ER habe dafür gesorgt, dass die deutsche Frau wieder mehr Kinder zur Welt brächte, den Müttern Wert verliehen werde, und so fort.

Dass ER Konzentrationslager gebaut hat, ER dafür verantwortlich war, dass so viele jüdische Menschen und Nichtjuden umgebracht worden sind, darüber wurde in meinem Umfeld geschwiegen. Mein Vater behauptete einmal, nichts davon gewusst zu haben. Schon meine Frage gefiel ihm nicht: „Lieber Papa, ihr hattet doch alle Hitlers Buch Mein Kampf zur Hand. Ich habe es gelesen, da steht doch Wort für Wort, welche Ziele er verfolgte. Oder gehörte die Schrift zu den vielen Büchern, die ungelesen Wände zieren? Hast du es gelesen?“ Ich blieb ohne eine Antwort zurück. Wenn ich heute an Vaters Grab stehe, fallen mir weitere Fragen ein, die ich ihm gestellt hatte. Und aus Gründen der Scham, der Angst, der Ignoranz – ich weiß es nicht – unbeantwortet geblieben sind.

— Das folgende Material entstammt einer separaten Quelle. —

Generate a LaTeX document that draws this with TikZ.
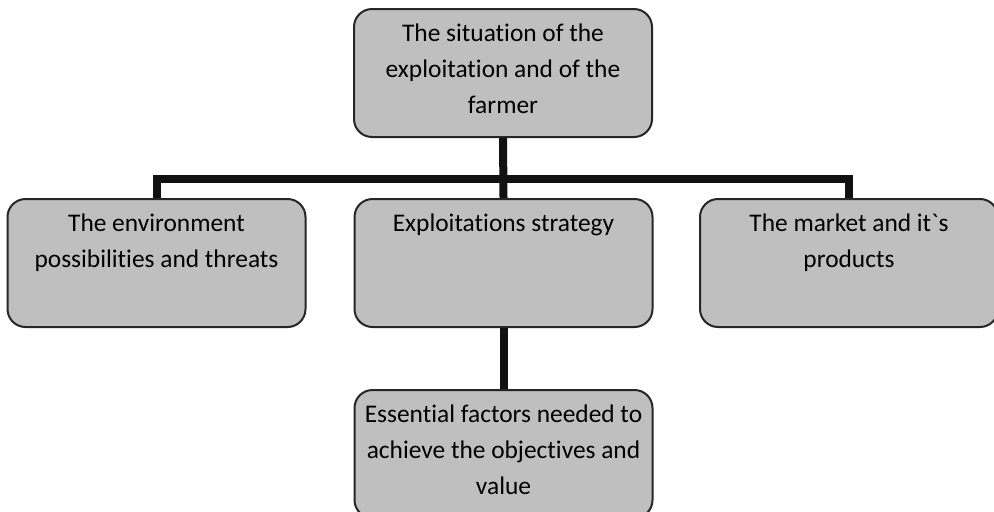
\documentclass[tikz,border=0pt]{standalone}
\usepackage{fontspec}
\setmainfont{Carlito}[Ligatures={TeXOff,NoCommon}]
\usetikzlibrary{positioning}
\definecolor{boxgray}{HTML}{BFBFBF}
\definecolor{boxline}{HTML}{262626}
\definecolor{barblack}{HTML}{111111}
% text sits at the top of every box
\newcommand{\stagetext}[1]{\parbox[c][64pt][t]{149pt}{\centering\rule{0pt}{16.25pt}#1}}
\tikzset{
  stage/.style={draw=boxline, fill=boxgray, rounded corners=9pt, line width=1pt,
    inner sep=0pt, font=\fontsize{12.7}{18}\selectfont, text=black},
  link/.style={draw=barblack, line width=4pt},
}

\begin{document}
\begin{tikzpicture}[x=0.5pt,y=-0.5pt]
  \clip (0,0) rectangle (994,511);
  \node[stage] (situation) at (503,73) {\stagetext{The situation of the\\exploitation and of the\\farmer}};
  \node[stage] (environment) at (156.5,263) {\stagetext{The environment\\possibilities and threats}};
  \node[stage] (strategy) at (503.5,263) {\stagetext{Exploitations strategy}};
  \node[stage] (market) at (849,263) {\stagetext{The market and it`s\\products}};
  \node[stage] (factors) at (503.5,454) {\stagetext{Essential factors needed to\\achieve the objectives and\\value}};
  \coordinate (bar) at (503,179);
  \draw[link] (situation.south) -- (strategy.north);
  \draw[link] (environment.north) |- (bar) -| (market.north);
  \draw[link] (strategy.south) -- (factors.north);
\end{tikzpicture}
\end{document}
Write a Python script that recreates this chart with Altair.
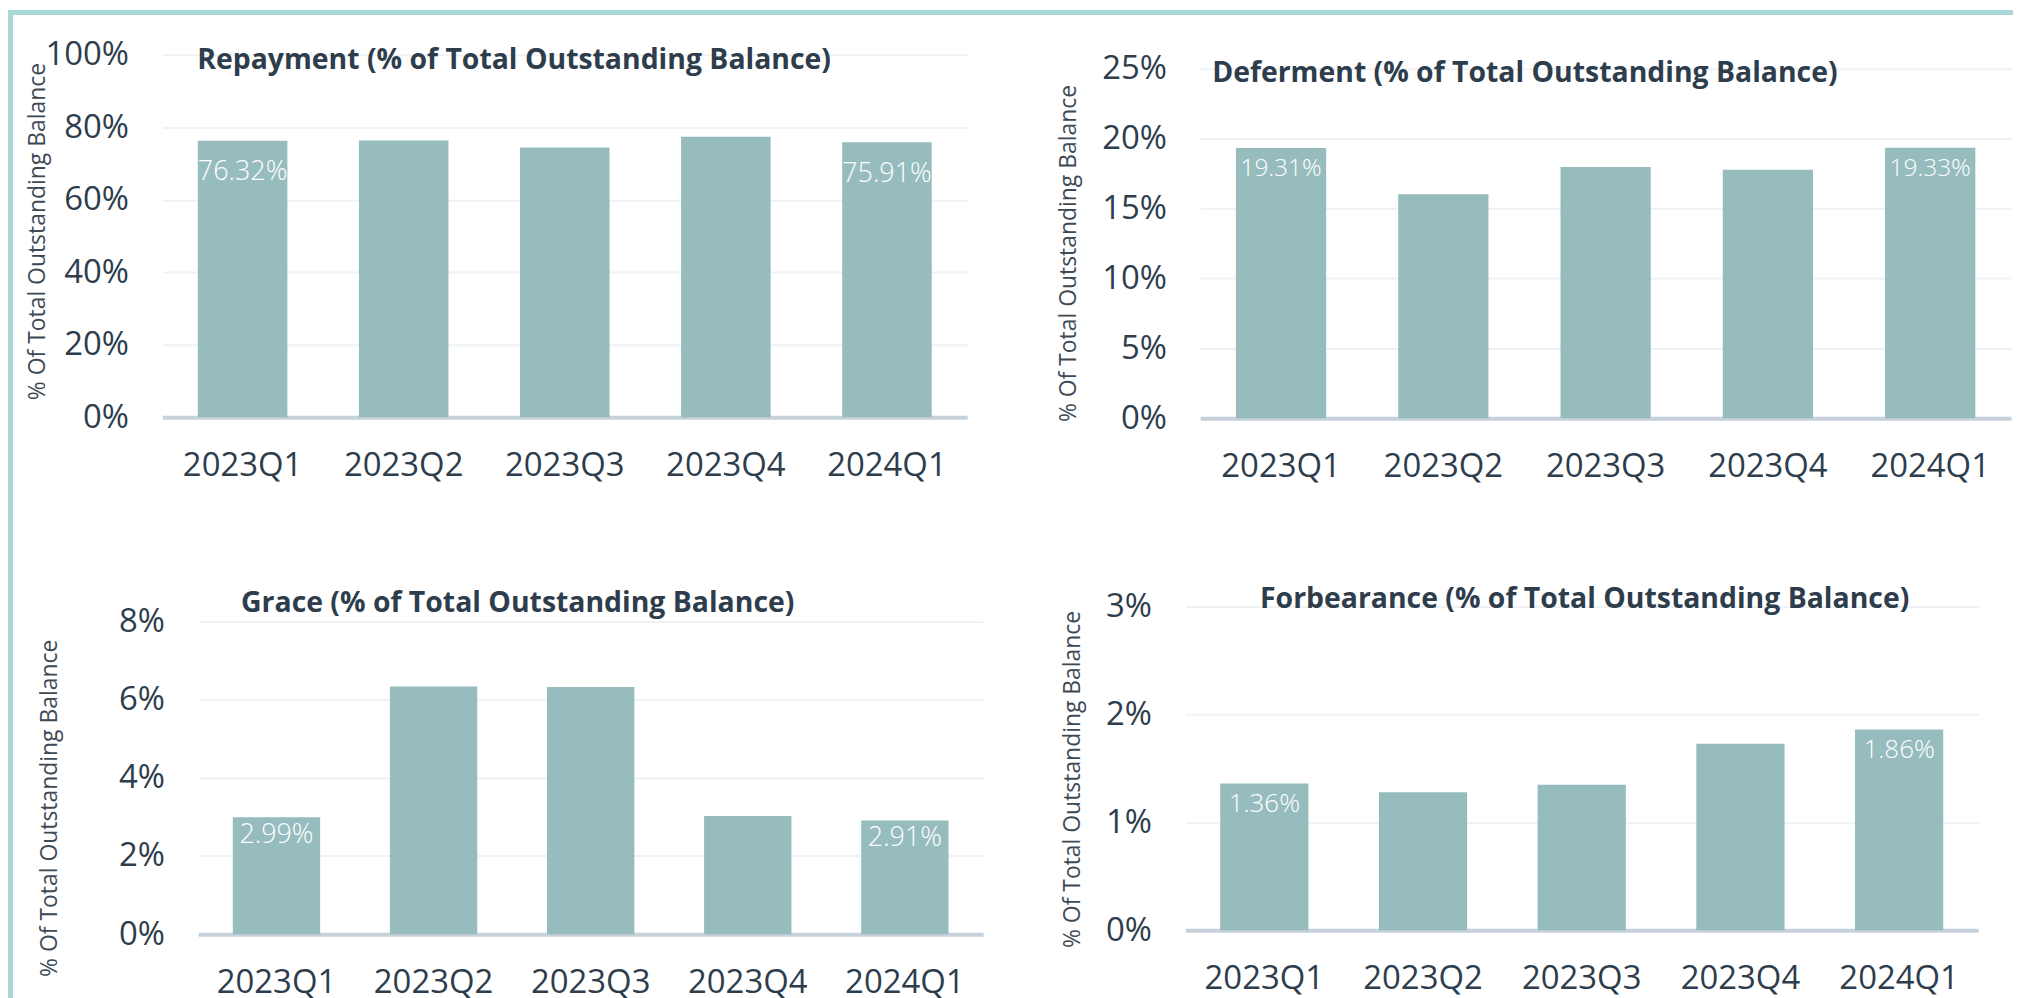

Ich bin nicht einmal sicher, ob das, was ich hier schreibe, zur Rekonstruktion des Novemberpogroms von Bedeutung ist. Doch Herr Günther Lehnhoff, Vorsitzender des Träger- und Fördervereins der Synagoge Meisenheim/Glan e. V., versicherte, dass diese Aufzeichnungen durchaus wichtig seien. Er bat darum, sie aus der Sicht meiner Schwester zu ergänzen. Sieglinde hat noch Namen von jüdischen Menschen im Gedächtnis, die in den Meisenheimer Annalen nicht auftauchen. Vergessen? Willentlich verschwiegen? Da verstehe ich Herrn Lehnhoffs Bemühen, jede Information aufzunehmen und sie einem kollektiven Gedächtnis zuzuführen. Denn wichtig ist, diese Gräueltaten nicht zu vergessen und auch ihrer Verleugnung entgegenzuwirken. In diesem Sinne möchte ich bald das vorgeschlagene Projekt realisieren, einige noch in Meisenheim lebende Menschen zu jener Zeit zu befragen und ihre Erinnerungen zu überliefern.

Nicht zuletzt durch die Einladung der Meisenheimer Synagoge, aus meiner letzten Buchveröffentlichung zu lesen, erneuert sich meine starke Anbindung an die Heimatstadt unserer Mutter. Mögen sie, die Heimat, die Mutter, unvergessen bleiben. Befreit von ihrer ideologischen und nationalistischen Funktionalisierung, kommen auch ihre friedliebenden und versöhnenden Aspekte zutage.